→ **EXERCISE PROMPT**: Show all lines that include the string "chart"; copy each one.

Data records
[start]
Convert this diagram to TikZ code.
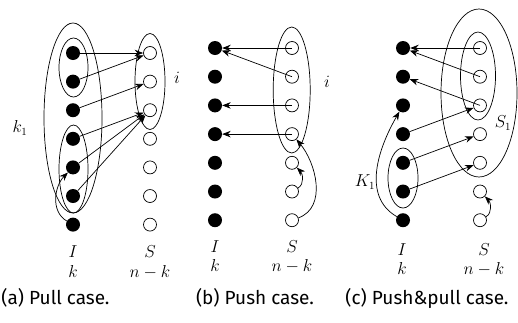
\documentclass[tikz,border=0pt]{standalone}
\usepackage{fontspec}
\newfontfamily\capfont{Fira Sans}
\usetikzlibrary{arrows.meta}
\begin{document}
\begin{tikzpicture}[x=1pt,y=-1pt,
  filled/.style={circle,fill=black,minimum size=14pt,inner sep=0pt},
  hollow/.style={circle,draw,line width=0.7pt,minimum size=13pt,inner sep=0pt},
  arr/.style={line width=0.7pt,-{Stealth[length=8.5pt,width=6.5pt]}},
  grp/.style={line width=0.7pt},
  lbl/.style={font=\fontsize{16}{19}\selectfont, inner sep=0pt},
  col/.style={font=\fontsize{16.5}{19.5}\selectfont, inner sep=0pt, align=center, anchor=north},
  captext/.style={font=\capfont\fontsize{19}{22}\selectfont, inner sep=0pt}]
\useasboundingbox (0,0) rectangle (518,322);
\foreach \i in {0,...,6} {
  \node[filled] (da\i) at (73, {53+28.6*\i}) {};
  \node[hollow] (sa\i) at (150, {53+28.6*\i}) {};
  \node[filled] (db\i) at (215, {48+28.7*\i}) {};
  \node[hollow] (sb\i) at (292, {48+28.7*\i}) {};
  \node[filled] (dc\i) at (403, {48+28.7*\i}) {};
  \node[hollow] (sc\i) at (480, {48+28.7*\i}) {};
}
% panel (a)
\draw[grp] (73,118) ellipse [x radius=29, y radius=95];
\draw[grp] (73.5,67.5) ellipse [x radius=14.5, y radius=29.5];
\draw[grp] (73.5,169) ellipse [x radius=14.5, y radius=44];
\draw[grp] (150,81.5) ellipse [x radius=15, y radius=48];
\draw[arr] (da0) -- (sa0);
\draw[arr] (da1) -- (sa0);
\draw[arr] (da2) -- (sa1);
\draw[arr] (da3) -- (sa2);
\draw[arr] (da4) -- (sa2);
\draw[arr] (da5) -- (sa2);
\draw[arr] (da6) to[out=150, in=225] (da4);
\node[lbl] (ka) at (20,128) {$k_1$};
\node[lbl] (ia) at (177,78) {$i$};
\node[col] (Ia) at (73,245.5) {$I$\\$k$};
\node[col] (Sa) at (150,245.5) {$S$\\$n-k$};
\node[captext] (capa) at (55.5,298) {(a) Pull case.};
% panel (b)
\draw[grp] (291.7,90) ellipse [x radius=18.5, y radius=63];
\draw[arr] (sb0.center) -- (db0);
\draw[arr] (sb1.center) -- (db0);
\draw[arr] (sb2.center) -- (db2);
\draw[arr] (sb3.center) -- (db3);
\draw[arr] (sb5) to[out=30, in=-45] (sb4);
\draw[arr] (sb6) to[out=20, in=-50] (sb3);
\node[lbl] (ib) at (327,82) {$i$};
\node[col] (Ib) at (215,240) {$I$\\$k$};
\node[col] (Sb) at (292,240) {$S$\\$n-k$};
\node[captext] (capb) at (255,298) {(b) Push case.};
% panel (c)
\draw[grp] (479,93) ellipse [x radius=38, y radius=84];
\draw[grp] (478,76) ellipse [x radius=17.5, y radius=44];
\draw[grp] (403,178) ellipse [x radius=15, y radius=30];
\draw[arr] (sc0.center) -- (dc0);
\draw[arr] (sc1.center) -- (dc0);
\draw[arr] (sc2.center) -- (dc1);
\draw[arr] (dc3) -- (sc2);
\draw[arr] (dc4) -- (sc3);
\draw[arr] (dc5) -- (sc4);
\draw[arr] (dc6) to[out=150, in=-120] (dc2);
\draw[arr] (sc6) to[out=30, in=-45] (sc5);
\node[lbl] (S1c) at (503,123) {$S_1$};
\node[lbl] (K1c) at (365,182) {$K_1$};
\node[col] (Ic) at (402,243) {$I$\\$k$};
\node[col] (Sc) at (484,243) {$S$\\$n-k$};
\node[captext] (capc) at (427,298) {(c) Push\&pull case.};
\end{tikzpicture}
\end{document}
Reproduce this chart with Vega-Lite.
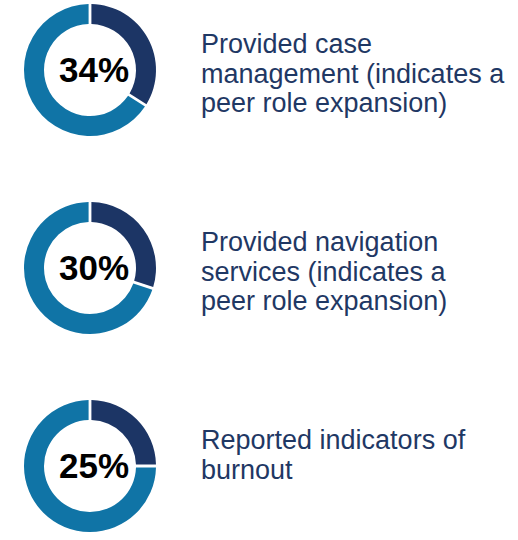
{
  "$schema": "https://vega.github.io/schema/vega-lite/v6.json",
  "width": 518,
  "height": 540,
  "autosize": "none",
  "padding": 0,
  "background": "white",
  "config": {"view": {"stroke": null}},
  "datasets": {
    "parts": [
      {"item": 1, "part": "Yes", "value": 34},
      {"item": 1, "part": "No", "value": 66},
      {"item": 2, "part": "Yes", "value": 30},
      {"item": 2, "part": "No", "value": 70},
      {"item": 3, "part": "Yes", "value": 25},
      {"item": 3, "part": "No", "value": 75}
    ],
    "labels": [
      {"item": 1, "pct": 0.34, "label": "Provided case\nmanagement (indicates a\npeer role expansion)"},
      {"item": 2, "pct": 0.30, "label": "Provided navigation\nservices (indicates a\npeer role expansion)"},
      {"item": 3, "pct": 0.25, "label": "Reported indicators of\nburnout"}
    ]
  },
  "encoding": {
    "y": {"field": "item", "type": "ordinal", "scale": {"type": "point", "range": [70, 466], "padding": 0}, "axis": null}
  },
  "layer": [
    {
      "data": {"name": "parts"},
      "transform": [
        {"stack": "value", "groupby": ["item"], "sort": [{"field": "part", "order": "descending"}], "as": ["v0", "v1"]}
      ],
      "mark": {"type": "arc", "innerRadius": 46, "outerRadius": 66, "padAngle": 0.035},
      "encoding": {
        "x": {"datum": "donut", "type": "nominal", "scale": {"type": "point", "domain": ["donut", "label"], "range": [90, 201], "padding": 0}, "axis": null},
        "theta": {"field": "v0", "type": "quantitative", "scale": {"domain": [0, 100]}},
        "theta2": {"field": "v1"},
        "color": {"field": "part", "type": "nominal", "scale": {"domain": ["Yes", "No"], "range": ["#1c3565", "#1074a6"]}, "legend": null}
      }
    },
    {
      "data": {"name": "labels"},
      "mark": {"type": "text", "font": "Liberation Sans", "fontWeight": "bold", "fontSize": 35, "align": "center", "baseline": "alphabetic", "dx": 4, "dy": 12, "color": "#000000"},
      "encoding": {
        "x": {"datum": "donut", "type": "nominal", "scale": {"type": "point", "domain": ["donut", "label"], "range": [90, 201], "padding": 0}, "axis": null},
        "text": {"field": "pct", "type": "quantitative", "format": ".0%"}
      }
    },
    {
      "data": {"name": "labels"},
      "mark": {"type": "text", "font": "Liberation Sans", "fontSize": 27, "align": "left", "baseline": "alphabetic", "dy": -17, "lineHeight": 29.5, "lineBreak": "\n", "color": "#1f3864"},
      "encoding": {
        "x": {"datum": "label", "type": "nominal", "scale": {"type": "point", "domain": ["donut", "label"], "range": [90, 201], "padding": 0}, "axis": null},
        "text": {"field": "label", "type": "nominal"}
      }
    }
  ]
}
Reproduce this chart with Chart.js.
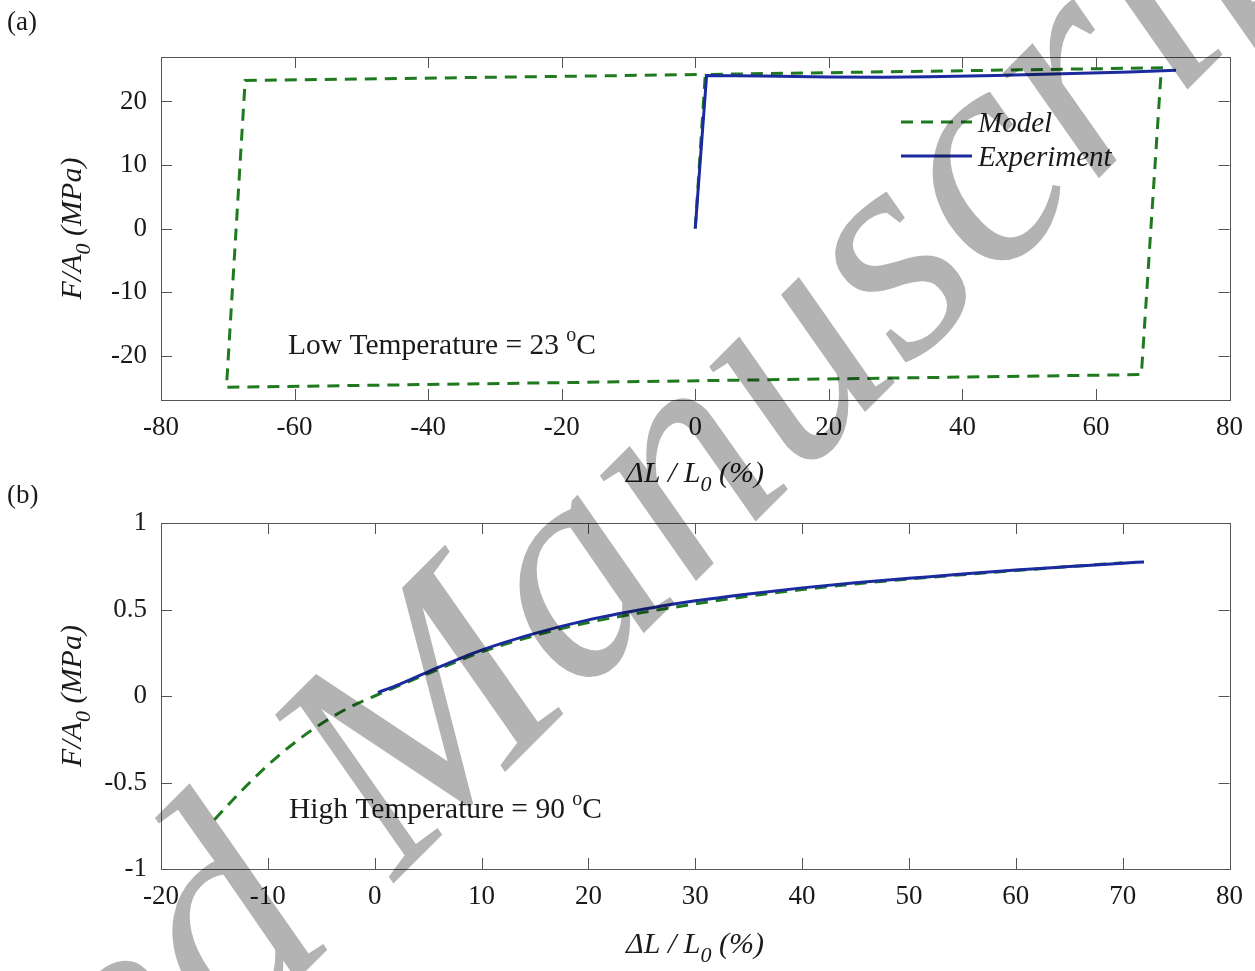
[end]
→ **ANSWER TO THE PROBLEM**:
Reproduce this chart with Vega-Lite.
Reproduce this chart with Chart.js.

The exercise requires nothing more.